Bahkan mereka beranggapan sudah cukup dengan melakukan ibadah mahdhoh, dan membangun masjid-masjid semegah mungkin tapi sepi dari kegiatan untuk beribadah kepada Allah. Banyak orang yang paham ilmu agama mereka hanya mencukupkan diri dengan menulis buku dan mencetaknya, tapi tidak di ajarkan untuk diemban. Inilah potret kaum Muslim saat ini, sehingga sangat wajar kalau mereka tidak tergugah hatinya atas peristiwa demi peristiwa pelecehan dan penistaan Islam. Bahkan pemerintah negri-negri muslim hanya mencukupkan diri dengan mengecam saja, tanpa ada rasa tanggung jawab bahwa mereka ada kewajiban membela dan menyebarkan agama Islam. Apalagi untuk mempertahankan agar Islam bisa diemban dalam kehidupan sehari-hari itu bagaikan mimpi disiang bolong.

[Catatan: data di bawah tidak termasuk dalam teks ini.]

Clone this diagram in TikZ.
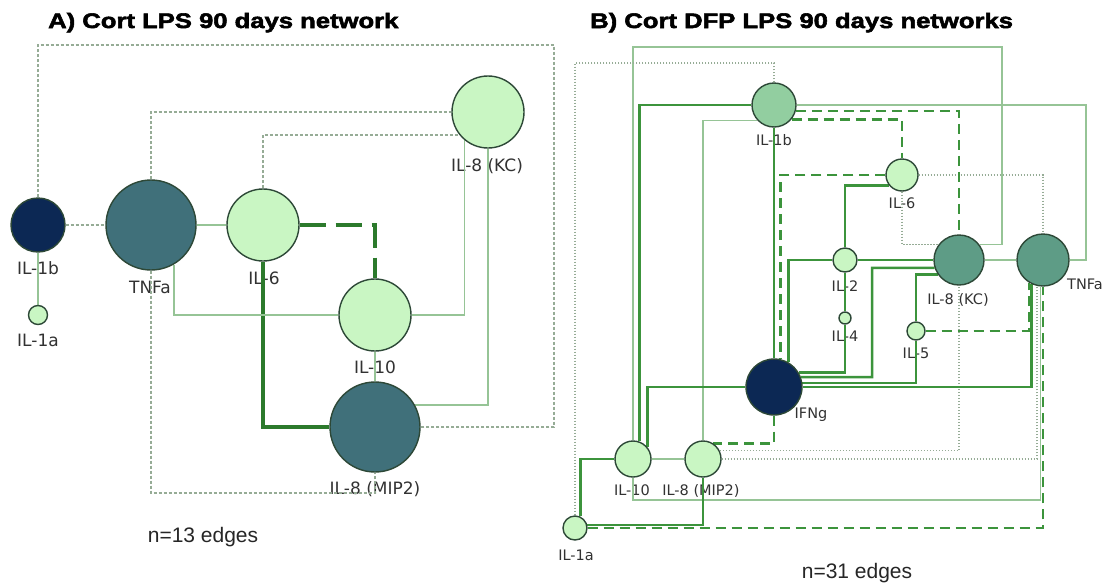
\documentclass[tikz,border=0pt]{standalone}
\usepackage{fontspec}
\newfontfamily\lblfont{DejaVu Sans}
\newfontfamily\capfont{Liberation Sans}
\newfontfamily\headfont[FakeStretch=1.22,BoldFeatures={FakeBold=2.6}]{Liberation Sans}
\pgfdeclarelayer{paper}
\pgfdeclarelayer{labels}
\pgfdeclarelayer{links}
\pgfsetlayers{paper,labels,links,main}

\definecolor{navy}{RGB}{12,40,84}
\definecolor{tealA}{RGB}{64,112,122}
\definecolor{tealB}{RGB}{94,156,134}
\definecolor{midB}{RGB}{146,206,160}
\definecolor{lightg}{RGB}{201,246,195}
\definecolor{rim}{RGB}{45,72,55}
\definecolor{thinc}{RGB}{150,196,150}
\definecolor{dotc}{RGB}{150,172,150}
\definecolor{thickc}{RGB}{60,148,60}
\definecolor{thickdark}{RGB}{44,122,44}
\definecolor{lbltext}{RGB}{50,50,50}

\begin{document}
\begin{tikzpicture}[x=1pt,y=-1pt,
  cyto/.style={circle, draw=rim, line width=1.4pt, inner sep=0pt},
  navyN/.style={cyto, fill=navy},
  tealAN/.style={cyto, fill=tealA},
  tealBN/.style={cyto, fill=tealB},
  midN/.style={cyto, fill=midB},
  lightN/.style={cyto, fill=lightg},
  lblA/.style={font=\lblfont\fontsize{17}{17}\selectfont, text=lbltext, inner sep=0pt, anchor=base},
  lblB/.style={font=\lblfont\fontsize{14.5}{14.5}\selectfont, text=lbltext, inner sep=0pt, anchor=base},
  headline/.style={font=\headfont\bfseries\fontsize{21}{21}\selectfont, inner sep=0pt, anchor=base west},
  countline/.style={font=\capfont\fontsize{21}{21}\selectfont, text=black!85, inner sep=0pt, anchor=base},
  thinA/.style={draw=thinc, line width=1.4pt},
  dotA/.style={draw=dotc, line width=1.3pt, dash pattern=on 3pt off 2pt},
  thickA/.style={draw=thickdark, line width=3.3pt},
  dashA/.style={draw=thickdark, line width=3.8pt, dash pattern=on 26pt off 10pt},
  thinB/.style={draw=thinc, line width=1.2pt},
  dotB/.style={draw=dotc, line width=1.2pt, dash pattern=on 1.5pt off 1.5pt},
  thickB/.style={draw=thickc, line width=2.5pt},
  dashB/.style={draw=thickc, line width=2.5pt, dash pattern=on 10pt off 6pt},
]
\useasboundingbox (0,0) rectangle (1105,584);
\begin{pgfonlayer}{paper}
\fill[white] (0,0) rectangle (1105,584);
\end{pgfonlayer}

% ---------------- panel A ----------------
\node[headline] (titleA) at (48,28) {A) Cort LPS 90 days network};

\node[navyN, minimum size=54pt] (IL1bA) at (38,225) {};
\node[lightN, minimum size=19pt] (IL1aA) at (38,315) {};
\node[tealAN, minimum size=90pt] (TNFaA) at (151,225) {};
\node[lightN, minimum size=72pt] (IL6A) at (263,225) {};
\node[lightN, minimum size=72pt] (IL8KCA) at (488,112) {};
\node[lightN, minimum size=72pt] (IL10A) at (375,315) {};
\node[tealAN, minimum size=90pt] (MIP2A) at (375,427) {};

\begin{pgfonlayer}{labels}
\node[lblA] (tIL1bA) at (38,274) {IL-1b};
\node[lblA] (tIL1aA) at (38,346) {IL-1a};
\node[lblA] (tTNFaA) at (150,293) {TNFa};
\node[lblA] (tIL6A) at (264,284) {IL-6};
\node[lblA] (tIL8KCA) at (487,171) {IL-8 (KC)};
\node[lblA] (tIL10A) at (375,373) {IL-10};
\node[lblA] (tMIP2A) at (375,494) {IL-8 (MIP2)};
\end{pgfonlayer}

\begin{pgfonlayer}{links}
\draw[dotA] (IL1bA) -- (TNFaA);
\draw[thinA] (IL1bA) -- (IL1aA);
\draw[dotA] (IL1bA.north) |- (554,45) |- (MIP2A.east);
\draw[thinA] (TNFaA) -- (IL6A);
\draw[dotA] (TNFaA.north) |- (IL8KCA.west);
\draw[dotA] (IL6A.north) |- (IL8KCA.219.7);
\draw[dashA] (IL6A.east) -| (IL10A.north);
\draw[thickA] (IL6A.south) |- (MIP2A.west);
\draw[thinA] (TNFaA.-60.7) |- (IL10A.west);
\draw[dotA] (TNFaA.south) |- (375,493) -- (MIP2A.south);
\draw[thinA] (IL10A.east) -| (IL8KCA.230.3);
\draw[thinA] (IL10A) -- (MIP2A);
\draw[thinA] (MIP2A.29.3) -| (IL8KCA.south);
\end{pgfonlayer}

\node[countline] (countA) at (203,542) {n=13 edges};

% ---------------- panel B ----------------
\node[headline] (titleB) at (590,28) {B) Cort DFP LPS 90 days networks};

\node[midN, minimum size=44pt] (IL1bB) at (774,105) {};
\node[lightN, minimum size=32pt] (IL6B) at (902,175) {};
\node[lightN, minimum size=24pt] (IL2B) at (845,260) {};
\node[lightN, minimum size=12pt] (IL4B) at (845,318) {};
\node[lightN, minimum size=18pt] (IL5B) at (916,331) {};
\node[tealBN, minimum size=50pt] (IL8KCB) at (959,260) {};
\node[tealBN, minimum size=52pt] (TNFaB) at (1043,260) {};
\node[navyN, minimum size=56pt] (IFNgB) at (774,387) {};
\node[lightN, minimum size=36pt] (IL10B) at (633,459) {};
\node[lightN, minimum size=36pt] (MIP2B) at (703,459) {};
\node[lightN, minimum size=24pt] (IL1aB) at (575,528) {};

\begin{pgfonlayer}{labels}
\node[lblB] (tIL1bB) at (774,145) {IL-1b};
\node[lblB] (tIL6B) at (902,208) {IL-6};
\node[lblB] (tIL2B) at (845,291) {IL-2};
\node[lblB] (tIL4B) at (845,341) {IL-4};
\node[lblB] (tIL8KCB) at (958,304) {IL-8 (KC)};
\node[lblB] (tTNFaB) at (1085,289) {TNFa};
\node[lblB] (tIL5B) at (916,358) {IL-5};
\node[lblB] (tIFNgB) at (811,418) {IFNg};
\node[lblB] (tIL10B) at (632,495) {IL-10};
\node[lblB] (tMIP2B) at (701,495) {IL-8 (MIP2)};
\node[lblB] (tIL1aB) at (576,560) {IL-1a};
\end{pgfonlayer}

\begin{pgfonlayer}{links}
% light solid links
\draw[thinB] (IL10B.north) |- (1002,47) |- (IL8KCB.36.9);
\draw[thinB] (IL1bB.223) -| (MIP2B.north);
\draw[thinB] (IL1bB.east) -- (1086,105) |- (TNFaB.east);
\draw[thinB] (IL10B.south) -- (633,500) -| (TNFaB.-96.6);
\draw[thinB] (IL10B) -- (MIP2B);
\draw[thinB] (IL8KCB) -- (TNFaB);
% dotted links
\draw[dotB] (IL6B.south) |- (IL8KCB.143.1);
\draw[dotB] (IL1bB.north) |- (575,63) -- (IL1aB.north);
\draw[dotB] (IL6B.east) -| (TNFaB.north);
\draw[dotB] (MIP2B.26.4) -| (IL8KCB.south);
\draw[dotB] (MIP2B.east) -| (TNFaB.-103.3);
% strong solid links
\draw[thickB] (IL1bB.west) -| (IL10B.70.5);
\draw[thickB] (IFNgB.west) -| (IL10B.38.9);
\draw[thickB] (IL1bB) -- (IFNgB);
\draw[thickB] (IL6B.218.7) -| (IL2B.north);
\draw[thickB] (IL2B) -- (IL8KCB);
\draw[thickB] (IL2B.west) -| (IFNgB.60);
\draw[thickB] (IL8KCB.198.7) -| (872,377) -- (IFNgB.20.9);
\draw[thickB] (IL8KCB.214.1) -| (IL5B.north);
\draw[thickB] (IL5B.south) |- (IFNgB.8.2);
\draw[thickB] (IL4B.south) |- (IFNgB.30);
\draw[thickB] (IL2B) -- (IL4B);
\draw[thickB] (TNFaB.-115) |- (IFNgB.east);
\draw[thickB] (IL1aB.14.5) -| (MIP2B.south);
\draw[thickB] (IL1aB.65.4) |- (IL10B.west);
% strong dashed links
\draw[dashB] (IL1bB.-15.8) -| (IL8KCB.north);
\draw[dashB] (IL1bB.-39.5) -| (IL6B.north);
\draw[dashB] (IL6B.west) -| (IFNgB.77.6);
\draw[dashB] (IL5B.east) -| (TNFaB.-122.6);
\draw[dashB] (IL1aB.east) -| (TNFaB.south);
\draw[dashB] (IFNgB.south) |- (MIP2B.56.4);
\end{pgfonlayer}

\node[countline] (countB) at (857,578) {n=31 edges};
\end{tikzpicture}
\end{document}
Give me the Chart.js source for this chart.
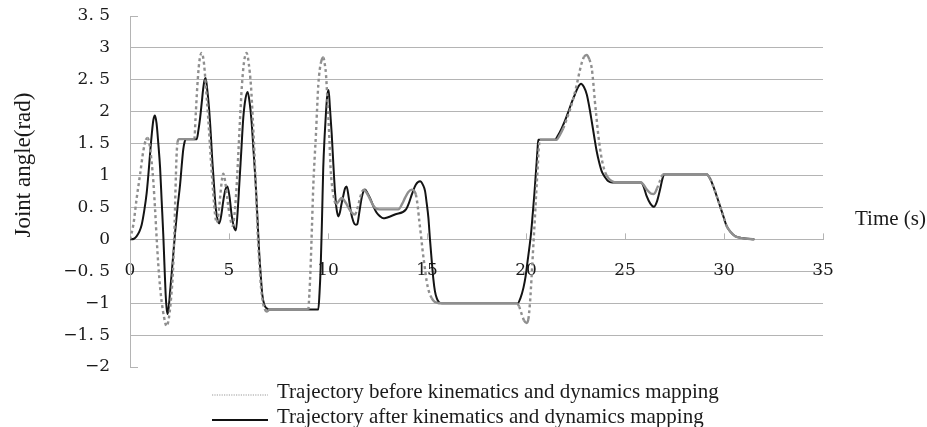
<!DOCTYPE html>
<html>
<head>
<meta charset="utf-8">
<script src="https://cdn.jsdelivr.net/npm/chart.js@4"></script>
<style>
html,body{margin:0;padding:0;background:#fff;}
#wrap{width:927px;height:427px;position:relative;}
</style>
</head>
<body>
<div id="wrap"><canvas id="c" width="927" height="427"></canvas></div>
<script>
// ---- data ----
const seriesNames = [
  'Trajectory before kinematics and dynamics mapping',
  'Trajectory after kinematics and dynamics mapping'
];
const xAxisTitle = 'Time (s)';
const yAxisTitle = 'Joint angle(rad)';
const xTickValues = [0, 5, 10, 15, 20, 25, 30, 35];
const yTickValues = [3.5, 3, 2.5, 2, 1.5, 1, 0.5, 0, -0.5, -1, -1.5, -2];

const timeBefore = [0,0.17,0.34,0.51,0.67,0.80,0.89,0.98,1.09,1.18,1.27,1.35,1.43,1.52,1.60,1.72,1.85,1.97,2.08,2.17,2.24,2.30,2.35,2.40,2.48,3.25,3.31,3.40,3.50,3.62,3.72,3.82,3.95,4.09,4.21,4.30,4.38,4.47,4.57,4.65,4.71,4.80,4.92,5.05,5.18,5.28,5.39,5.48,5.56,5.65,5.76,5.89,6.00,6.11,6.20,6.28,6.37,6.45,6.55,6.62,6.72,6.80,6.90,7.05,9.00,9.06,9.12,9.19,9.26,9.33,9.39,9.45,9.51,9.58,9.65,9.76,9.85,9.90,9.96,10.02,10.08,10.13,10.20,10.27,10.40,10.55,10.69,10.82,10.94,11.08,11.20,11.36,11.50,11.62,11.72,11.82,11.95,12.09,12.25,12.40,12.60,13.55,13.75,13.89,14.05,14.23,14.35,14.44,14.53,14.61,14.70,14.78,14.88,14.98,15.10,15.24,15.36,15.49,15.60,19.55,19.65,19.78,19.90,20.03,20.12,20.20,20.29,20.37,20.45,20.52,20.59,20.64,20.70,21.54,21.70,21.88,22.05,22.22,22.40,22.56,22.70,22.81,22.93,23.06,23.20,23.32,23.40,23.48,23.57,23.65,23.75,23.85,24.00,24.16,24.35,24.55,25.81,25.95,26.10,26.30,26.46,26.62,26.77,26.90,27.00,29.12,29.30,29.46,29.63,29.80,29.97,30.13,30.35,30.56,30.90,31.53];
const angleBefore = [0,0.23,0.65,1.02,1.38,1.56,1.59,1.50,1.22,0.90,0.45,0.00,-0.40,-0.75,-0.98,-1.22,-1.36,-1.22,-0.90,-0.50,0.10,0.80,1.30,1.52,1.57,1.57,1.90,2.40,2.78,2.92,2.80,2.45,1.90,1.22,0.70,0.38,0.26,0.40,0.72,0.95,1.03,0.92,0.62,0.35,0.21,0.40,0.86,1.40,1.90,2.40,2.78,2.92,2.75,2.40,1.90,1.38,0.72,0.08,-0.45,-0.76,-1.00,-1.09,-1.13,-1.10,-1.10,-0.85,-0.44,0.20,0.86,1.30,1.64,2.05,2.42,2.65,2.78,2.85,2.72,2.58,2.25,1.90,1.50,1.12,0.85,0.70,0.55,0.60,0.65,0.61,0.55,0.47,0.42,0.39,0.50,0.65,0.75,0.78,0.73,0.65,0.55,0.49,0.47,0.47,0.56,0.65,0.74,0.78,0.76,0.70,0.52,0.29,0.05,-0.18,-0.42,-0.65,-0.82,-0.92,-0.97,-0.99,-1.00,-1.00,-1.05,-1.17,-1.27,-1.31,-1.25,-1.00,-0.55,-0.10,0.34,0.75,1.12,1.40,1.56,1.56,1.63,1.74,1.88,2.03,2.22,2.42,2.62,2.76,2.86,2.89,2.82,2.68,2.45,2.16,1.88,1.64,1.40,1.22,1.05,0.96,0.91,0.89,0.89,0.85,0.78,0.72,0.71,0.80,0.92,1.01,1.02,1.02,0.95,0.83,0.68,0.52,0.36,0.21,0.11,0.05,0.02,0.00];

const timeAfter = [0,0.20,0.34,0.47,0.59,0.72,0.84,0.93,1.01,1.10,1.18,1.26,1.34,1.43,1.52,1.60,1.68,1.74,1.80,1.85,1.90,1.96,2.03,2.10,2.19,2.27,2.40,2.53,2.61,2.69,2.76,2.81,3.37,3.46,3.54,3.62,3.70,3.76,3.82,3.90,3.99,4.08,4.16,4.25,4.33,4.42,4.51,4.61,4.71,4.82,4.92,5.03,5.13,5.24,5.35,5.44,5.52,5.62,5.72,5.83,5.94,6.04,6.14,6.24,6.35,6.44,6.52,6.60,6.68,6.78,6.90,7.05,9.51,9.57,9.63,9.70,9.76,9.83,9.90,9.96,10.03,10.10,10.19,10.27,10.35,10.43,10.52,10.60,10.68,10.77,10.86,10.94,11.05,11.15,11.28,11.40,11.48,11.58,11.70,11.80,11.87,12.00,12.12,12.29,12.45,12.63,12.80,12.96,13.38,13.94,14.10,14.23,14.44,14.65,14.80,14.90,14.98,15.07,15.15,15.24,15.32,15.40,15.50,15.62,15.75,19.58,19.72,19.87,19.98,20.08,20.17,20.25,20.34,20.42,20.48,20.54,20.58,20.62,21.46,21.62,21.80,21.97,22.14,22.30,22.47,22.62,22.78,22.92,23.07,23.20,23.32,23.45,23.57,23.70,23.82,24.00,24.16,24.35,24.49,25.81,25.95,26.09,26.28,26.46,26.62,26.77,26.90,26.99,29.12,29.30,29.46,29.63,29.80,29.97,30.13,30.35,30.56,30.90,31.53];
const angleAfter = [0,0.01,0.05,0.12,0.23,0.45,0.72,1.02,1.33,1.65,1.87,1.94,1.82,1.50,1.12,0.60,0.08,-0.40,-0.86,-1.08,-1.17,-1.05,-0.80,-0.55,-0.22,0.08,0.50,0.86,1.15,1.41,1.53,1.57,1.57,1.72,1.90,2.13,2.37,2.49,2.53,2.35,2.06,1.65,1.22,0.82,0.49,0.31,0.25,0.38,0.60,0.78,0.83,0.66,0.39,0.20,0.14,0.45,0.86,1.38,1.90,2.20,2.31,2.15,1.85,1.38,0.86,0.32,-0.18,-0.55,-0.86,-1.02,-1.08,-1.10,-1.10,-0.85,-0.44,0.35,1.12,1.62,2.00,2.25,2.34,2.05,1.64,1.18,0.76,0.48,0.36,0.42,0.55,0.68,0.80,0.83,0.65,0.44,0.28,0.23,0.24,0.42,0.65,0.76,0.78,0.72,0.65,0.52,0.42,0.36,0.33,0.34,0.39,0.47,0.58,0.70,0.86,0.91,0.85,0.76,0.58,0.34,0.00,-0.34,-0.62,-0.81,-0.93,-0.99,-1.00,-1.00,-0.92,-0.76,-0.58,-0.34,-0.13,0.08,0.40,0.70,0.96,1.22,1.40,1.56,1.56,1.63,1.74,1.86,2.00,2.14,2.27,2.38,2.44,2.39,2.27,2.07,1.85,1.60,1.38,1.20,1.07,0.97,0.91,0.89,0.89,0.89,0.82,0.68,0.56,0.51,0.60,0.78,0.96,1.02,1.02,0.95,0.83,0.68,0.52,0.36,0.21,0.11,0.05,0.02,0.00];

// ---- helpers ----
function pairs(xs, ys) { return xs.map((x, i) => ({ x: x, y: ys[i] })); }
function fmtY(v) {
  let s = (Math.round(v * 10) % 10 !== 0) ? v.toFixed(1).replace('.', '. ') : String(Math.round(v));
  return s.replace('-', '\u2212');
}

const GRID = '#b4b4b4';
const TEXT = '#1a1a1a';
const SERIF = '"Liberation Serif", "Times New Roman", serif';

const decorPlugin = {
  id: 'decor',
  beforeDatasetsDraw(chart) {
    const ctx = chart.ctx, xs = chart.scales.x, ys = chart.scales.y;
    const y0 = ys.getPixelForValue(0);
    ctx.save();
    ctx.strokeStyle = GRID;
    ctx.lineWidth = 1;
    ctx.beginPath();
    xTickValues.forEach(v => {
      if (v === 0) return;
      const px = Math.round(xs.getPixelForValue(v)) + 0.5;
      ctx.moveTo(px, y0 - 6); ctx.lineTo(px, y0);
    });
    [yTickValues[0], yTickValues[yTickValues.length - 1]].forEach(v => {
      const py = Math.round(ys.getPixelForValue(v)) + 0.5;
      ctx.moveTo(xs.left, py); ctx.lineTo(xs.left + 8, py);
    });
    ctx.stroke();
    ctx.restore();
  },
  afterDraw(chart) {
    const ctx = chart.ctx;
    ctx.save();
    ctx.fillStyle = TEXT;
    // y title
    ctx.save();
    ctx.translate(24, 165);
    ctx.rotate(-Math.PI / 2);
    ctx.font = '23px ' + SERIF;
    ctx.textAlign = 'center';
    ctx.textBaseline = 'middle';
    ctx.fillText(yAxisTitle, 0, 0);
    ctx.restore();
    // x title
    ctx.font = '21px ' + SERIF;
    ctx.textAlign = 'left';
    ctx.textBaseline = 'alphabetic';
    ctx.fillText(xAxisTitle, 855, 224.5);
    // legend
    const ds = chart.data.datasets;
    const rows = [397.5, 422.5];
    ds.forEach((d, i) => {
      const by = rows[i];
      const ly = by - 2.5;
      ctx.save();
      ctx.beginPath();
      ctx.strokeStyle = i === 0 ? '#9a9a9a' : '#111';
      ctx.lineWidth = i === 0 ? 1.2 : 2;
      ctx.setLineDash(i === 0 ? [1.2, 1.2] : []);
      ctx.moveTo(212, ly); ctx.lineTo(268, ly);
      ctx.stroke();
      ctx.restore();
      ctx.fillText(d.label, 277, by);
    });
    ctx.restore();
  }
};

const steepDash = ctx => {
  const dx = Math.abs(ctx.p1.x - ctx.p0.x);
  const dy = Math.abs(ctx.p1.y - ctx.p0.y);
  return dy > 2.2 * dx ? [3, 3] : undefined;
};

new Chart(document.getElementById('c'), {
  type: 'line',
  data: {
    datasets: [
      {
        label: seriesNames[0],
        data: pairs(timeBefore, angleBefore),
        borderColor: '#8f8f8f',
        borderWidth: 2.4,
        pointRadius: 0,
        fill: false,
        cubicInterpolationMode: 'monotone',
        segment: { borderDash: steepDash }
      },
      {
        label: seriesNames[1],
        data: pairs(timeAfter, angleAfter),
        borderColor: '#141414',
        borderWidth: 2,
        pointRadius: 0,
        fill: false,
        cubicInterpolationMode: 'monotone'
      }
    ]
  },
  options: {
    responsive: false,
    animation: false,
    events: [],
    layout: { padding: { left: 0, top: 16, right: 104, bottom: 60 } },
    plugins: { legend: { display: false }, tooltip: { enabled: false }, title: { display: false } },
    scales: {
      x: {
        type: 'linear',
        min: xTickValues[0],
        max: xTickValues[xTickValues.length - 1],
        position: { y: 0 },
        afterBuildTicks: s => { s.ticks = xTickValues.map(v => ({ value: v })); },
        ticks: {
          padding: 21,
          color: TEXT,
          maxRotation: 0,
          autoSkip: false,
          font: { family: '"DejaVu Serif", serif', size: 17 },
          callback: v => String(v)
        },
        grid: { display: false, drawTicks: false },
        border: { display: true, color: GRID, width: 1 }
      },
      y: {
        type: 'linear',
        min: yTickValues[yTickValues.length - 1],
        max: yTickValues[0],
        afterBuildTicks: s => { s.ticks = yTickValues.slice().reverse().map(v => ({ value: v })); },
        afterFit: s => { s.width = 130; },
        ticks: {
          padding: 0,
          color: TEXT,
          font: { family: '"DejaVu Serif", serif', size: 17 },
          callback: v => fmtY(v)
        },
        grid: {
          drawTicks: true,
          tickLength: 20,
          tickColor: 'rgba(0,0,0,0)',
          lineWidth: 1,
          color: c => (c.tick && (c.tick.value === yTickValues[0] || c.tick.value === yTickValues[yTickValues.length - 1])) ? 'rgba(0,0,0,0)' : GRID
        },
        border: { display: true, color: GRID, width: 1 }
      }
    }
  },
  plugins: [decorPlugin]
});
</script>
</body>
</html>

Dalam islam diajarkan negara adalah sebuah institusi untuk menjaga penerapan hukum Allah. Dan menjadikan negara sebagai pihak yang paling bertanggung jawab menjaga agama dan al Qur’an, dan mengajarkan kepada rakyat untuk menunjukkan pembelaannya. Karena negara adalah junnah atau perisai, dimana rakyat akan berlindung di belakangnya dari apa saja yang akan membahayakan keyakinannya. Jika negri-negri kaum muslimin pemerintahnya mau menjadikan fungsinya seperti yang digambarkan dalam Islam maka ia kah menjadi institusi yang kuat dan memiliki power untuk melindungi dan menindak tegas penistaan-penistaan yang ada. Bahkan akan melakukan tindakan nyata untuk menghukum para pelakunya, sehingga hal ini akan menjadi efek jera kepada orang-orang yang punya niat untuk melakukan hal yang serupa.
Bahkan kaum muslimin nanti akan bersatu dan menjadi sumber daya yang luar biasa untuk membangkitkan Islam, sehingga tidak akan ada lagi muslimin minoritas yang akan ditindas dibelahan bumi manapun. Inilah kondisi yang sedang kita nantikan. Wahai kaum muslimin bangunlah dari buaian pemikiran di luar Islam dan dari gemerlapnya kehidupan dunia. Dunia ini adalah sementara, akhirat yang hakiki. Mari kita bersatu padu memahami Islam dan mengembannya agar kembalikan Islam kembali seperti masa dulu dan kita menjadi khoiru ummah. Aamiin.